* What the exercise asks *
Give the number of lines holding the string "document" and nothing more.

* Source material *
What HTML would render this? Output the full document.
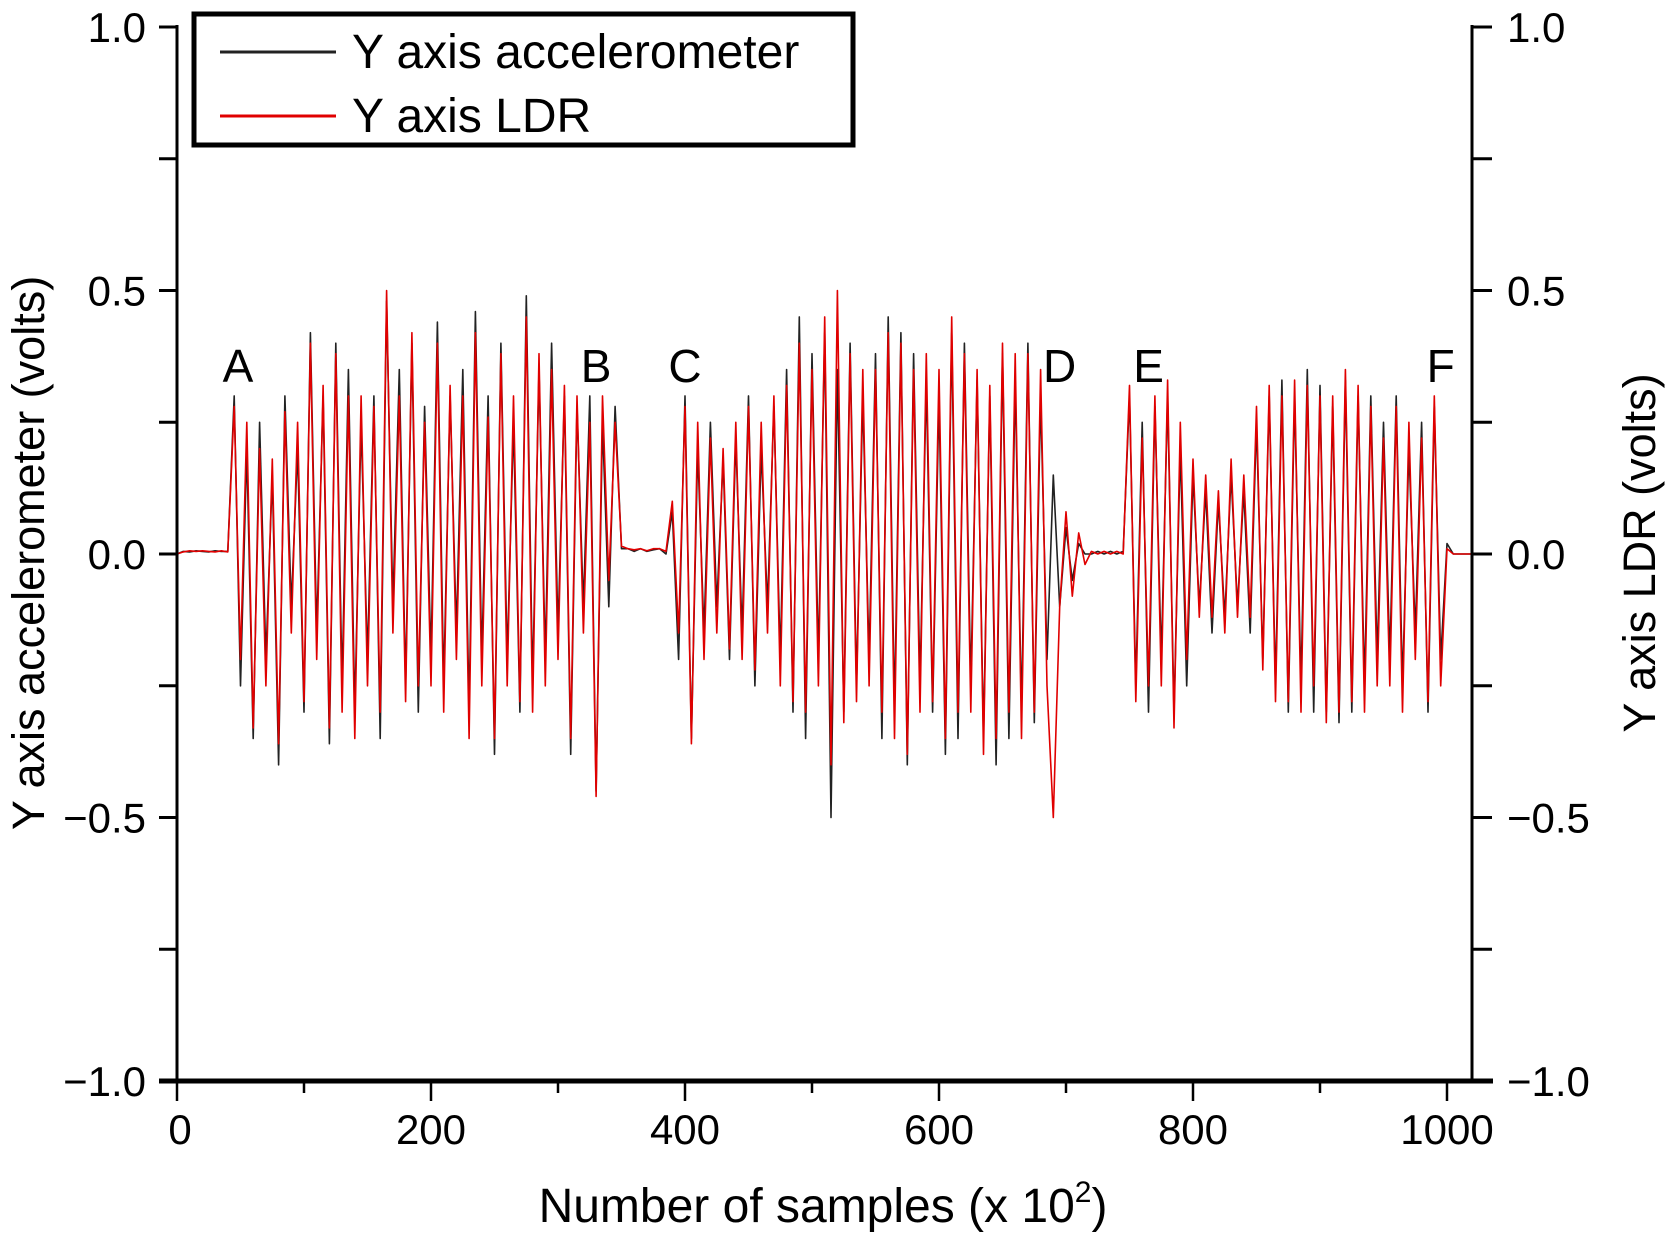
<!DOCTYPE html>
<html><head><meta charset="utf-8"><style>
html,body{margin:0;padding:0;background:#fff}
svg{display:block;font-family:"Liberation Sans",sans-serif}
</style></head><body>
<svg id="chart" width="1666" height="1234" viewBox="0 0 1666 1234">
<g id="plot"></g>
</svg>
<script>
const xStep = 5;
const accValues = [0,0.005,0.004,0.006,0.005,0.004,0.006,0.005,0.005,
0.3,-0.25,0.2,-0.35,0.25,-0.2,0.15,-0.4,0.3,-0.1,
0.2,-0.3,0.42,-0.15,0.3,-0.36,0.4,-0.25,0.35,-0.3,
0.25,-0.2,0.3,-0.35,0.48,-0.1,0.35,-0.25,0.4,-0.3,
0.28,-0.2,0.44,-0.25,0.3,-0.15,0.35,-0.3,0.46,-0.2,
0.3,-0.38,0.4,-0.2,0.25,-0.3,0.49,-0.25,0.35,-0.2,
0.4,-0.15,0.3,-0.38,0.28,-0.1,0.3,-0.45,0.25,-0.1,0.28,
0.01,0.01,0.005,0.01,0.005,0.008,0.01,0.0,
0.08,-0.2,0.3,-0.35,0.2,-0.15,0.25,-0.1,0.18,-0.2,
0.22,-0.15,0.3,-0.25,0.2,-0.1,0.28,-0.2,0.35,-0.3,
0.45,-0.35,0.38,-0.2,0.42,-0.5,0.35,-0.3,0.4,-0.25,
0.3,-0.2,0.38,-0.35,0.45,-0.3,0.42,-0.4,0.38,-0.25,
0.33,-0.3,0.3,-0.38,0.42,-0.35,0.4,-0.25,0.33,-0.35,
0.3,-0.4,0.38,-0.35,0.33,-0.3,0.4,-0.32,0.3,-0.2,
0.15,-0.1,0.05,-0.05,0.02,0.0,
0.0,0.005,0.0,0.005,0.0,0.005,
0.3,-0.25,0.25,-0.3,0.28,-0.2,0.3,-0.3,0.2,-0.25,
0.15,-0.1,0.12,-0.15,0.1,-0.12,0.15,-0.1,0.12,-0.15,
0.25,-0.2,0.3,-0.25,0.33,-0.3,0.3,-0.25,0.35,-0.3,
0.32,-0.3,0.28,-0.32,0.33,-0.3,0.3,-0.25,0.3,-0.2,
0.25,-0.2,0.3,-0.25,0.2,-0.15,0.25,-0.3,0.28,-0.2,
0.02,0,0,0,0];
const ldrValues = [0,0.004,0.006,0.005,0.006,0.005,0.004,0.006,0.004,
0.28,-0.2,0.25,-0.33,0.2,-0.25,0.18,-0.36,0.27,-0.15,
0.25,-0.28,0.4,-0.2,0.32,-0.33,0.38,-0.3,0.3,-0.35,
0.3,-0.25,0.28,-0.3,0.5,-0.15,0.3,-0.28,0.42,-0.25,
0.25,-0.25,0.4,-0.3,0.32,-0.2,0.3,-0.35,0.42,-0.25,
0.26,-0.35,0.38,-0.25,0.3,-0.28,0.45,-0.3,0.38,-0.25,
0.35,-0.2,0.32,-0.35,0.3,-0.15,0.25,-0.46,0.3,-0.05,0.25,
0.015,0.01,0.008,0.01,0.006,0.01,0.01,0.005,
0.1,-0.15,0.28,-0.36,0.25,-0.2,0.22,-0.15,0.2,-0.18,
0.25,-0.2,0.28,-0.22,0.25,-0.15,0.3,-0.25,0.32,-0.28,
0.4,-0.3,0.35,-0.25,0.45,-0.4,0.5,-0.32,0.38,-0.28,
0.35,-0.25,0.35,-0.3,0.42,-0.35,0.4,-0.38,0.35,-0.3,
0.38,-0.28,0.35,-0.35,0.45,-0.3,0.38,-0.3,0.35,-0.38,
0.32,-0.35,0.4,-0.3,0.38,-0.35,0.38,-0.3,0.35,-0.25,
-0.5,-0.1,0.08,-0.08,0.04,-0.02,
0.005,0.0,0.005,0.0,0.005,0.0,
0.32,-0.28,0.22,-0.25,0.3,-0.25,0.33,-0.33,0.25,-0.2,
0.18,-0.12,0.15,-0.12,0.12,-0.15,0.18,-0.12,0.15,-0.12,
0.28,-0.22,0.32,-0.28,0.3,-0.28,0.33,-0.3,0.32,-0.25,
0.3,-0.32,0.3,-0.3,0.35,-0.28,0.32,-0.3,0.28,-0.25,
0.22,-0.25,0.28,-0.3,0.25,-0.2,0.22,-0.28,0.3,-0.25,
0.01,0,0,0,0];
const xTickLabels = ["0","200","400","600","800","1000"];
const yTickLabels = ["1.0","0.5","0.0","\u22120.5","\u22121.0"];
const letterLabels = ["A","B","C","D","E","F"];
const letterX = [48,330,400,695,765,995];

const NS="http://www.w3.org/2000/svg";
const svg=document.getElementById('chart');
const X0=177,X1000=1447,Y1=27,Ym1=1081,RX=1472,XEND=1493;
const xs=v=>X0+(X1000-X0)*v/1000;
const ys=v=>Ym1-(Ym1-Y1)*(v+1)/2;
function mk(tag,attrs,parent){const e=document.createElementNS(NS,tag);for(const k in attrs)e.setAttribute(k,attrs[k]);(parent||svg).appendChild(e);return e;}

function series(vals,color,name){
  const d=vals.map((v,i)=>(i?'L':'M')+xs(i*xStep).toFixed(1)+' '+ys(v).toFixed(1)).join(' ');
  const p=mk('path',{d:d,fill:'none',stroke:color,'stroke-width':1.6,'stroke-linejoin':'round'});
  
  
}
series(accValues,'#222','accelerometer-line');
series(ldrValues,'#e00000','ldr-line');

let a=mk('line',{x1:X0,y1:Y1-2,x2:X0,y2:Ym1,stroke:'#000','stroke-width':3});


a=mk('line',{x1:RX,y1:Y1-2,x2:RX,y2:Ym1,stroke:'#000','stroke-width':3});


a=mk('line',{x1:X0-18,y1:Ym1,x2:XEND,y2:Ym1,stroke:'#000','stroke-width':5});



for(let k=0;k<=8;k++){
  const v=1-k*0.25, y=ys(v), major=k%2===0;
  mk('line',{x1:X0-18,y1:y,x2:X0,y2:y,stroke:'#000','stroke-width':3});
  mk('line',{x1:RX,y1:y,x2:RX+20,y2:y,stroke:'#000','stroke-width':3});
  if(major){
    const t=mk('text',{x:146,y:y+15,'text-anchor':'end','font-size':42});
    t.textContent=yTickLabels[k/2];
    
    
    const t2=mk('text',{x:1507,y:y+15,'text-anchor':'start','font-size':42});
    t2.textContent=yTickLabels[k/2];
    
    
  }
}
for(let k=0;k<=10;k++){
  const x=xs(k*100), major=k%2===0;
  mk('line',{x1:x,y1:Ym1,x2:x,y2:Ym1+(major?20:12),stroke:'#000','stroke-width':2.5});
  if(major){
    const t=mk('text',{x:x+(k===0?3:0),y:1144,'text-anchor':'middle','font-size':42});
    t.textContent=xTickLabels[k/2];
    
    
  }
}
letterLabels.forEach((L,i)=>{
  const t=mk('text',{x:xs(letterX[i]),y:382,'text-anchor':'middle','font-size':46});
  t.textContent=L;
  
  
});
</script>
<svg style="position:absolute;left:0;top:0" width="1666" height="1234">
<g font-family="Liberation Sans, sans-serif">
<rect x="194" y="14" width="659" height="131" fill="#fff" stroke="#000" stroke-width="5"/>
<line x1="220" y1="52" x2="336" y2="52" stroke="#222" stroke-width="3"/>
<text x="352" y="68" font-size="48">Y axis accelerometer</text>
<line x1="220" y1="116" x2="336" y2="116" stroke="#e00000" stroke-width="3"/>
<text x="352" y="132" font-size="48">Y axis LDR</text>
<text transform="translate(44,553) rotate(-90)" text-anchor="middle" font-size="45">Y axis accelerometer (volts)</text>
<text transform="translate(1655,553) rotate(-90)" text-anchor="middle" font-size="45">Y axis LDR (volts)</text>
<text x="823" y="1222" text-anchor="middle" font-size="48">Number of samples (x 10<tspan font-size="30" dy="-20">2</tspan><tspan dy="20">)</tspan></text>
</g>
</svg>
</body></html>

* Answer in full *
3